El hombre se inclinó buscando sus labios, pero Evelina puso los dedos sobre ellos, deteniéndolo.

— ¿Vives bajo el lema de "vivamos el día y no pensemos en el futuro"? ¿De verdad crees que, después de estos besos, podré ver cómo te casas con otra? Te lo diré claro: no podré. Porque significas algo para mí. Es mejor que me olvides y no hieras aún más mi corazón. Ya me las arreglaré con mis sentimientos. No te preocupes por eso.
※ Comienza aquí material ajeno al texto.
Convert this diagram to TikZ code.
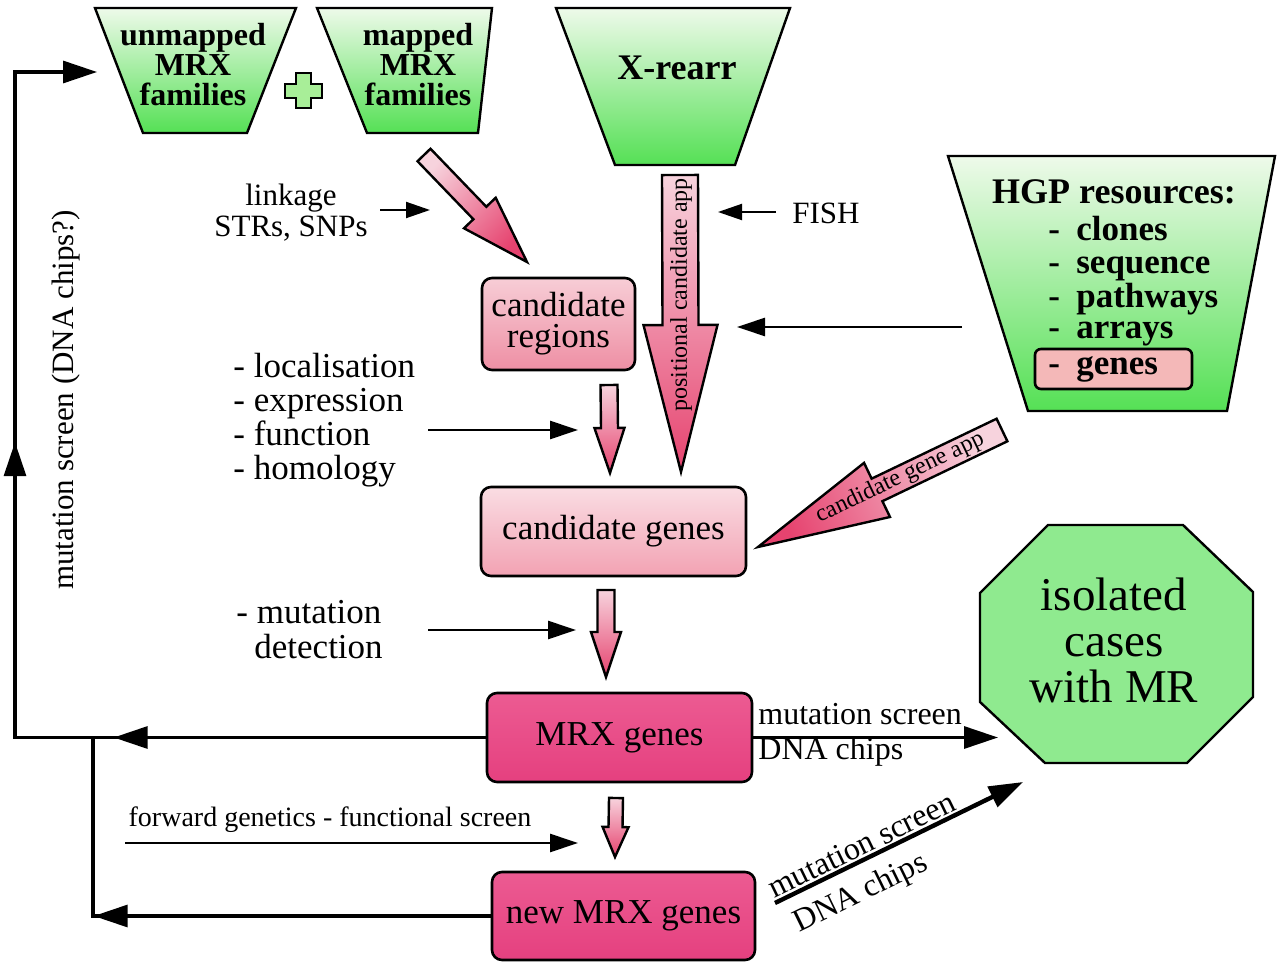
\documentclass[tikz,border=0pt]{standalone}
\usepackage{fontspec}
\setmainfont{Liberation Serif}
\usetikzlibrary{arrows.meta,calc,decorations.markings}

\definecolor{gTop}{HTML}{EEFAEA}
\definecolor{gBot}{HTML}{55E055}
\definecolor{octG}{HTML}{8FEA8F}
\definecolor{plusG}{HTML}{A8EE98}
\definecolor{pinkL}{HTML}{F7D3DD}
\definecolor{pinkD}{HTML}{E6436F}
\definecolor{magB}{HTML}{E5407F}
\definecolor{magT}{HTML}{EC5B92}
\definecolor{regT}{HTML}{F7CDD6}
\definecolor{regB}{HTML}{EE8FA4}
\definecolor{genT}{HTML}{FADDE3}
\definecolor{genB}{HTML}{F2A2B3}
\definecolor{salm}{HTML}{F4B8B8}

\newcommand\blockarr[6]{%
  \coordinate (ba-h) at ($(#2)!#5!(#1)$);
  \path[#6] ($(#1)!#3!90:(#2)$) -- ($(ba-h)!#3!90:(#2)$) -- ($(ba-h)!#4!90:(#2)$) -- (#2)
    -- ($(ba-h)!#4!-90:(#2)$) -- ($(ba-h)!#3!-90:(#2)$) -- ($(#1)!#3!-90:(#2)$) -- cycle;
}

\begin{document}
\begin{tikzpicture}[x=0.5pt,y=-0.5pt,
  funnel/.style={draw=black, line width=1.2pt, top color=gTop, bottom color=gBot},
  ftext/.style={font=\bfseries\fontsize{16}{15}\selectfont, align=center, inner sep=0pt},
  htext/.style={font=\bfseries\fontsize{17.5}{16.5}\selectfont, inner sep=0pt},
  barrow/.style={draw=black, line width=1.2pt, top color=pinkL, bottom color=pinkD},
  rbox/.style={draw=black, line width=1.3pt, rounded corners=5pt, inner sep=0pt, align=center},
  boxtext/.style={font=\fontsize{17.5}{15.5}\selectfont},
  lbl/.style={inner sep=0pt, align=center, font=\fontsize{15.5}{15.5}\selectfont},
  listlbl/.style={inner sep=0pt, align=left, font=\fontsize{17.5}{17}\selectfont},
  thinarr/.style={line width=1pt, -{Triangle[length=12pt,width=8pt]}},
  midarr/.style={line width=1.3pt, -{Triangle[length=14pt,width=9pt]}},
  bigarr/.style={line width=1.6pt, -{Triangle[length=17pt,width=11pt]}},
  loopln/.style={line width=1.6pt}
]
\useasboundingbox (0,0) rectangle (1280,973);

% ---------- funnels ----------
\path[funnel] (95,8) -- (296,8) -- (247,133) -- (143,133) -- cycle;
\node[ftext] (unmapped) at (193,65) {unmapped\\MRX\\families};
\path[funnel] (317,8) -- (492,8) -- (478,133) -- (367,133) -- cycle;
\node[ftext] (mapped) at (418,65) {mapped\\MRX\\families};
\path[draw=black, line width=1.2pt, fill=plusG]
  (296,73) -- (311,73) -- (311,84) -- (322,84) -- (322,98) -- (311,98) -- (311,108)
  -- (296,108) -- (296,98) -- (285,98) -- (285,84) -- (296,84) -- cycle;
\path[funnel] (556,8) -- (790,8) -- (735,165) -- (615,165) -- cycle;
\node[ftext, font=\bfseries\fontsize{18}{18}\selectfont] (xrearr) at (677,68) {X-rearr};

\path[funnel] (948,156) -- (1275,156) -- (1227,411) -- (1028,411) -- cycle;
\node[rbox, fill=salm, minimum width=78.5pt, minimum height=20pt, rounded corners=3pt] (hgpgenes) at (1113.5,369) {};
\node[htext, font=\bfseries\fontsize{18}{18}\selectfont, anchor=base] (hgp) at (1114,204) {HGP resources:};
\node[htext, anchor=base west] (hgp1) at (1048,241) {\makebox[14pt][l]{-}clones};
\node[htext, anchor=base west] (hgp2) at (1048,274) {\makebox[14pt][l]{-}sequence};
\node[htext, anchor=base west] (hgp3) at (1048,307) {\makebox[14pt][l]{-}pathways};
\node[htext, anchor=base west] (hgp4) at (1048,339) {\makebox[14pt][l]{-}arrays};
\node[htext, anchor=base west] (hgp5) at (1048,374) {\makebox[14pt][l]{-}genes};

% ---------- boxes ----------
\node[rbox, boxtext, top color=regT, bottom color=regB, minimum width=76.5pt, minimum height=46pt] (regions) at (558.5,324) {candidate\\regions};
\node[rbox, boxtext, top color=genT, bottom color=genB, minimum width=132.5pt, minimum height=44.5pt] (cgenes) at (613.5,531.5) {candidate genes};
\node[rbox, boxtext, top color=magT, bottom color=magB, minimum width=132.5pt, minimum height=44.5pt] (mrx) at (619.5,737.5) {MRX genes};
\node[rbox, boxtext, top color=magT, bottom color=magB, minimum width=131.5pt, minimum height=44pt] (newmrx) at (623.5,916) {new MRX genes};

% ---------- octagon ----------
\path[draw=black, line width=1.2pt, fill=octG]
  (1048,525) -- (1183,525) -- (1253,592) -- (1253,697) -- (1187,763) -- (1045,763) -- (980,702) -- (980,593) -- cycle;
\node[inner sep=0pt, align=center, font=\fontsize{23.5}{23}\selectfont] (iso) at (1114,640) {isolated\\cases\\with MR};

% ---------- block arrows ----------
\coordinate (a1s) at (424,155); \coordinate (a1e) at (527,262);
\blockarr{a1s}{a1e}{4.5pt}{11pt}{34pt}{barrow, shading angle=47}
\coordinate (a2s) at (680,175); \coordinate (a2e) at (681,472);
\blockarr{a2s}{a2e}{9pt}{18.5pt}{73.5pt}{barrow}
\node[rotate=90, inner sep=0pt, font=\fontsize{12}{12}\selectfont] (poslbl) at (681,295) {positional candidate app};
\coordinate (a3s) at (609,385); \coordinate (a3e) at (610,473);
\blockarr{a3s}{a3e}{4.25pt}{7.5pt}{22.5pt}{barrow}
\coordinate (a4s) at (606,590); \coordinate (a4e) at (606,677);
\blockarr{a4s}{a4e}{4.25pt}{7.5pt}{22.5pt}{barrow}
\coordinate (a5s) at (616,798); \coordinate (a5e) at (615,857);
\blockarr{a5s}{a5e}{3.5pt}{6.5pt}{15pt}{barrow}
\coordinate (a6s) at (1002,430); \coordinate (a6e) at (758,547);
\blockarr{a6s}{a6e}{6.25pt}{15pt}{66pt}{barrow, shading angle=-66}
\node[rotate=25.6, inner sep=0pt, font=\fontsize{12}{12}\selectfont] (cglbl) at (900,478) {candidate gene app};

% ---------- labels and thin arrows ----------
\node[lbl] (linkage) at (291,213) {linkage\\STRs, SNPs};
\coordinate (lkS) at (380,210); \coordinate (lkE) at (430,210);
\draw[thinarr] (lkS) -- (lkE);

\node[lbl] (fish) at (826,213) {FISH};
\coordinate (fiS) at (776,212); \coordinate (fiE) at (718,212);
\draw[thinarr] (fiS) -- (fiE);

\coordinate (hgS) at (962,327); \coordinate (hgE) at (737,327);
\draw[midarr] (hgS) -- (hgE);

\node[listlbl, anchor=west] (props) at (233,420) {- localisation\\- expression\\- function\\- homology};
\coordinate (prS) at (428,430); \coordinate (prE) at (578,430);
\draw[midarr] (prS) -- (prE);

\node[listlbl, anchor=west, font=\fontsize{17.5}{17.5}\selectfont] (mutdet) at (236,630) {- mutation\\\hspace*{9pt}detection};
\coordinate (mdS) at (428,630); \coordinate (mdE) at (576,630);
\draw[midarr] (mdS) -- (mdE);

\node[lbl, font=\fontsize{14}{14}\selectfont] (fwd) at (330,820) {forward genetics - functional screen};
\coordinate (fwS) at (125,843); \coordinate (fwE) at (578,843);
\draw[midarr] (fwS) -- (fwE);

% MRX genes -> isolated cases
\coordinate (moE) at (998,737.5);
\draw[bigarr] (mrx.east) -- (moE);
\node[lbl, font=\fontsize{16}{16}\selectfont, anchor=west] (ms1) at (758,714) {mutation screen};
\node[lbl, font=\fontsize{16}{16}\selectfont, anchor=west] (dc1) at (758,752) {DNA chips};

% new MRX genes -> isolated cases
\coordinate (nmS) at (775,903); \coordinate (nmE) at (1023,782);
\draw[line width=2.2pt, -{Triangle[length=17pt,width=11pt]}] (nmS) -- (nmE);
\node[rotate=26, inner sep=0pt, anchor=base, font=\fontsize{16}{16}\selectfont] (ms2) at (866,854) {mutation screen};
\node[rotate=26, inner sep=0pt, font=\fontsize{16}{16}\selectfont] (dc2) at (861,894) {DNA chips};

% ---------- feedback loop ----------
\coordinate (loopTL) at (15,72);
\coordinate (loopEnd) at (97,72);
\coordinate (junc) at (93,737.5);
\draw[loopln, -{Triangle[length=17pt,width=11pt]},
  postaction={decorate},
  decoration={markings,
    mark=at position 186pt with {\arrow{Triangle[length=17pt,width=11pt]}},
    mark=at position 383pt with {\arrow{Triangle[length=17pt,width=11pt]}}}]
  (mrx.west) -| (loopTL) -- (loopEnd);
\draw[loopln, postaction={decorate},
  decoration={markings,
    mark=at position 198.5pt with {\arrow{Triangle[length=17pt,width=11pt]}}}]
  (newmrx.west) -| (junc);
\node[rotate=90, inner sep=0pt, font=\fontsize{15.5}{15.5}\selectfont] (mslbl) at (66,400) {mutation screen (DNA chips?)};

\end{tikzpicture}
\end{document}
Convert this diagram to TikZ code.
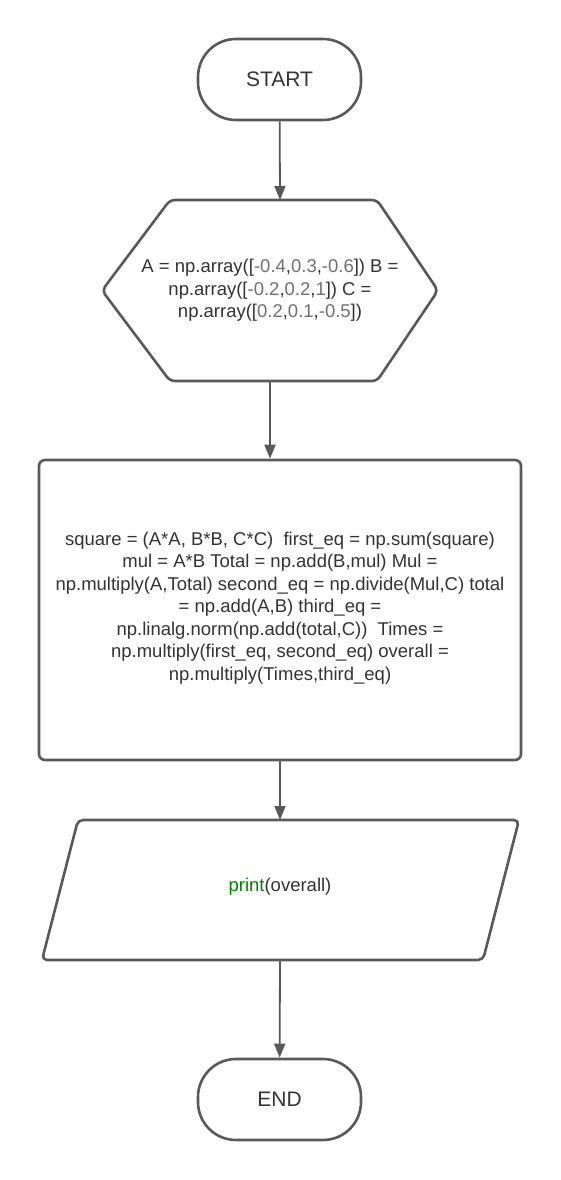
\documentclass[tikz,border=0pt]{standalone}
\usepackage{fontspec}
\setmainfont{Liberation Sans}
\usetikzlibrary{arrows.meta}
\definecolor{edge}{HTML}{595959}
\definecolor{ink}{HTML}{333333}
\definecolor{num}{HTML}{707070}
\definecolor{kw}{HTML}{008000}
\newcommand{\nm}[1]{\textcolor{num}{#1}}

\begin{document}
\begin{tikzpicture}[x=1pt,y=-1pt,
  shapeline/.style={draw=edge, line width=2.6pt, line join=round},
  term/.style={shapeline, rounded corners=38pt, minimum width=163pt,
    minimum height=81pt, inner sep=0pt, font=\fontsize{21}{25}\selectfont, text=ink},
  txt/.style={align=center, font=\fontsize{18.5}{22.5}\selectfont, text=ink, inner sep=0pt},
  flow/.style={draw=edge, line width=1.8pt, -{Triangle[length=14pt,width=11pt]}}]

% canvas
\fill[white] (0,0) rectangle (560,1180);
\useasboundingbox (0,0) rectangle (560,1180);

% terminal: start
\node[term] (start) at (279.5,79.5) {START};

% hexagon: variable set-up
\draw[shapeline, rounded corners=5pt]
  (102,290.5) -- (170,200) -- (377,200) -- (438,290.5) -- (377,381) -- (170,381) -- cycle;
\coordinate (hexT) at (280,200);
\coordinate (hexB) at (270,381);
\node[txt] (init) at (270,290.5)
  {A = np.array([\nm{-0.4},\nm{0.3},\nm{-0.6}]) B =\\
   np.array([\nm{-0.2},\nm{0.2},\nm{1}]) C =\\
   np.array([\nm{0.2},\nm{0.1},\nm{-0.5}])};

% process box
\node[shapeline, rounded corners=6pt, minimum width=482pt, minimum height=300pt,
  inner sep=0pt] (proc) at (280,610) {};
\node[txt] (calc) at (280,608)
  {square = (A*A, B*B, C*C)\ \ first\_eq = np.sum(square)\\
   mul = A*B Total = np.add(B,mul) Mul =\\
   np.multiply(A,Total) second\_eq = np.divide(Mul,C) total\\
   = np.add(A,B) third\_eq =\\
   np.linalg.norm(np.add(total,C))\ \ Times =\\
   np.multiply(first\_eq, second\_eq) overall =\\
   np.multiply(Times,third\_eq)};

% output parallelogram
\draw[shapeline, rounded corners=5pt]
  (78,820) -- (519,820) -- (483,960) -- (42,960) -- cycle;
\coordinate (outT) at (280,820);
\coordinate (outB) at (280,960);
\node[txt] (out) at (280,887) {\textcolor{kw}{print}(overall)};

% terminal: end
\node[term] (end) at (279.5,1099.5) {END};

% connectors
\draw[flow] (start) -- (hexT);
\draw[flow] (hexB) -- (hexB |- proc.north);
\draw[flow] (proc.south) -- (outT);
\draw[flow] (outB) -- (end);
\end{tikzpicture}
\end{document}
Evelina se levantó de un salto y se alejó. A sus espaldas, escuchó su voz:

— ¡Ayne, espera!

La joven apretó los labios y aceleró el paso. Ni siquiera sabía su verdadero nombre. Le atraía sólo la apariencia de aquella a quien reemplazaba. Se ocultó entre los árboles, esperando que él no la siguiera. Pasó cerca de una hora vagando por el bosque. Aunque le doliera admitirlo, se había perdido. Huía de él, de sí misma y de sus sentimientos, y acabó extraviándose. No sabía cómo regresar al campamento.

Delante apareció un claro lleno de flores amarillas brillantes. Sus grandes pétalos y largos estambres rojos atrapaban la mirada. Evelina se adentró en el centro del claro y se detuvo. No pudo evitarlo: se inclinó, tocó un capullo y aspiró su aroma. Unas motas rojas se depositaron sobre su piel. La fragancia embriagadora nublaba su mente y alteraba su conciencia. El suelo pareció tambalearse bajo sus pies; se sentía flotar sobre una nube dorada. Una risa brotó de su pecho. De pronto, todo era divertido, alegre. Queriía saltar y bailar. Dando vueltas sobre sí misma, seguía riendo sin parar.

— ¡Ayne, aléjate del claro ahora mismo! —la voz severa de Anvar desató más carcajadas. Le parecían graciosas sus cejas fruncidas y su mandíbula tensa. El hombre se acercó y, sin ceremonias, la levantó en brazos. Evelina temblaba de risa, puso las manos sobre su cuello y se acurrucó contra su pecho fuerte. Anvar se alejaba con paso firme del claro, y aquello también le parecía divertido a Ayne.

— ¿Te he dicho alguna vez lo guapo que eres? Me gusta todo de ti... salvo esas cejas fruncidas, —le tocó la frente e intentó alisarle las cejas. —No te pongas serio, te sienta mejor la sonrisa.

— Ayne, basta. Son las flores. Envenenan la mente y pueden causar alucinaciones.

Ella soltó otra carcajada. Jamás había oído hablar de tales flores, y sus palabras le parecían una excusa. Lo único que la embriagaba era él. Evelina se dejó llevar por el deseo, buscó sus labios y los recorrió con besos, dibujando arabescos invisibles. Al principio notó un leve rechazo, pero pronto él siguió el juego. Se detuvo y comenzó a besarla con pasión. Sus dedos bajaron por su rostro hasta rodearle el cuello. Anvar se separó y estalló en risas:

— Todo es culpa de las flores. Hay que huir.

Sin dejar de reír, siguió caminando. Evelina mordió su lóbulo y, entre risas, susurró:

— Entonces cósechame un ramo. Hace tiempo que no me sentía tan feliz. Lo tengo todo: flores hermosas y al hombre que amo a mi lado.

— ¿Dijiste que me amas? —Anvar se detuvo, dejando de reír. El claro quedaba atrás, pero el veneno aún no había desaparecido por completo. Evelina se tapó la boca con la mano:

— Ay, quería mantenerlo en secreto. ¡Eres insoportable, ¿lo sabías?! —le dio un suave golpe en el pecho con su diminuto puño.

— Lo sé, —Anvar no dudó en buscar de nuevo sus labios y besarla.